Y uno quisiera decir muchas cosas, pero todo lo que se piensa se atropella en los dedos y todo este gran hecho se transforma en una larga lista de números angustiosos que empiezan a disparar los programas de radio. Porque después de corroborar entre el asombro y el espanto que uno está vivo, que el mundo casi casi pero finalmente no se derribó encima, que tu mamá, que tus vecinos, que tus amigos están bien, con terror pero bien, lo que viene son los números, muchos números seguidos de apellidos cortos y contundentes que lo aplastan a uno junto con el miedo: magnitud 8.5, 82 muertos, 2 puentes caídos, y empieza el rosario de cuentas tristes, que nos mantienen a todos en vilo: ya no son 82, sino 122, los puentes son ya 4 y todos, excepto el número terrible que preside la noticia, van en aumento.

Terremoto de Chile. Fotografía: Claudio ReyesLos números aumentan, se inflan, se contrastan con otros números, y el día se transforma en eso, en una sucesión de números trágicos y dolorosos: 500 veces más fuerte que el de Haití, 2 millones de damnificados, 300 muertos. Y ni qué decir de esos números cuyo primer apellido es Réplica y el segundo Calma. Esos los contabilizamos con sumo cuidado y detalle, porque en todo esto el miedo es una consecuencia inmaterial y difícil de dominar; paradójicamente, los crujidos de la tierra enojada van enseñándole a uno a controlar el ritmo de su terror, a mantener la calma para no salir arrancando despavorido, precisamente como nunca se debe hacer.

Los números nacieron a 90 kilómetros de Concepción, en el sur de Chile, en la Región del Biobío, en donde se localizó el epicentro, y desde allí siguen inflándose mientras todos los seguimos con dolor, con espanto e impotencia a través de los medios. La devastación, la incertidumbre de los que buscan a su gente, se sienten como propias, y como propio se siente el drama que nos envuelve desde ayer: a uno se le derrumba el corazón con cada imagen nueva que da cuenta de esta tragedia. Dentro de todo, este país se está conduciendo de forma expedita y medianamente ordenada. Por lo menos, esa es la sensación que queda. Aquí tienen experiencia en esto de los terremotos. 1960 y 1985 fueron años de derrumbe, y aun así el país se levantó.
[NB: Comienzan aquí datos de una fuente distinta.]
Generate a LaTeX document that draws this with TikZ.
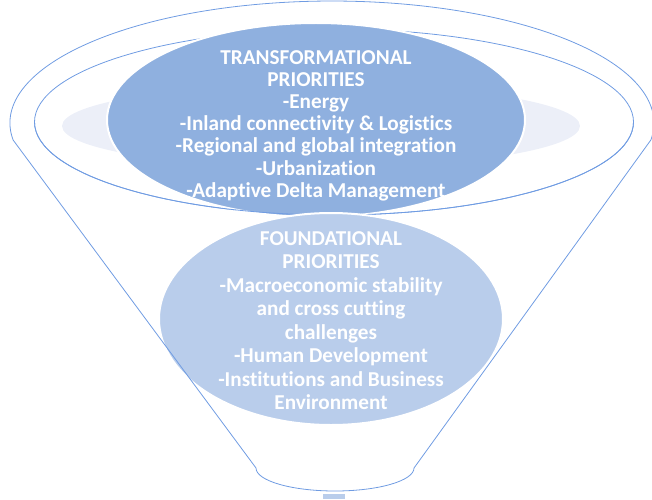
\documentclass[tikz,border=0pt]{standalone}
\usepackage{fontspec}
\setmainfont{Carlito}[Ligatures=CommonOff]
\usetikzlibrary{shapes.geometric}
\definecolor{rimBlue}{RGB}{112,156,226}
\definecolor{topBlue}{RGB}{143,176,223}
\definecolor{baseBlue}{RGB}{185,205,235}
\definecolor{glowGrey}{RGB}{236,239,248}
\tikzset{fnlRim/.style={draw=rimBlue,line width=0.8pt},
 fnlDisc/.style={ellipse,draw=white,line width=2pt,inner sep=0pt},
 fnlText/.style={text=white,font=\bfseries\fontsize{21.2}{22.2}\selectfont,align=center,inner sep=0pt}}

\begin{document}
\begin{tikzpicture}[x=1pt,y=1pt]
\useasboundingbox (0,0) rectangle (652,499);
% soft glow behind the top disc
\node[ellipse,fill=glowGrey,minimum width=518pt,minimum height=84pt,inner sep=0pt] (glow) at (321,373) {};
% inner rim of the funnel mouth
\draw[fnlRim] (334,377) ellipse[x radius=299.5,y radius=93];
\node[fnlDisc,fill=topBlue,minimum width=418pt,minimum height=194pt] (topDisc) at (316,379) {};
\draw[fnlRim] (34.5,377) arc[start angle=180,end angle=360,x radius=299.5,y radius=93];
\node[fnlDisc,fill=baseBlue,minimum width=344pt,minimum height=212pt] (baseDisc) at (331,180) {};
% funnel body
\draw[fnlRim] (13.1,359) arc[start angle=188,end angle=-8,x radius=322,y radius=122]
 -- (414,31) arc[start angle=0,end angle=-180,x radius=79,y radius=23] -- cycle;
\fill[baseBlue] (323,0) rectangle (345,5);
\node[fnlText] (topText) at (316,373.5) {TRANSFORMATIONAL\\PRIORITIES\\-Energy\\-Inland connectivity \& Logistics\\-Regional and global integration\\-Urbanization\\-Adaptive Delta Management};
\node[fnlText,font=\bfseries\fontsize{21.2}{23.5}\selectfont] (baseText) at (331,178.5) {FOUNDATIONAL\\PRIORITIES\\-Macroeconomic stability\\and cross cutting\\challenges\\-Human Development\\-Institutions and Business\\Environment};
\end{tikzpicture}
\end{document}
Lucho para no brincar como resorte con cada remezón; la lección de humildad que una tragedia así nos da ya está más que aprendida, y también quedó corroborado lo mínimos, lo ínfimos que nos podemos sentir frente a la furia de la naturaleza. A las 8:25 de hoy nos sacudió una réplica de magnitud 6, según informan, y con el sacudón brincaron a mis pies unos papeles que quién sabe dónde estaban. Me cachetea un dejo de amargura cuando los recojo y veo, entre varios folletines, la invitación a una exposición artística: “El terremoto de Chile”, inspirada en el libro de mismo título de Heindrich von Kleist, el mismo libro que me ve todavía incólume desde mi biblioteca: uno de los pocos que no se derrumbaron.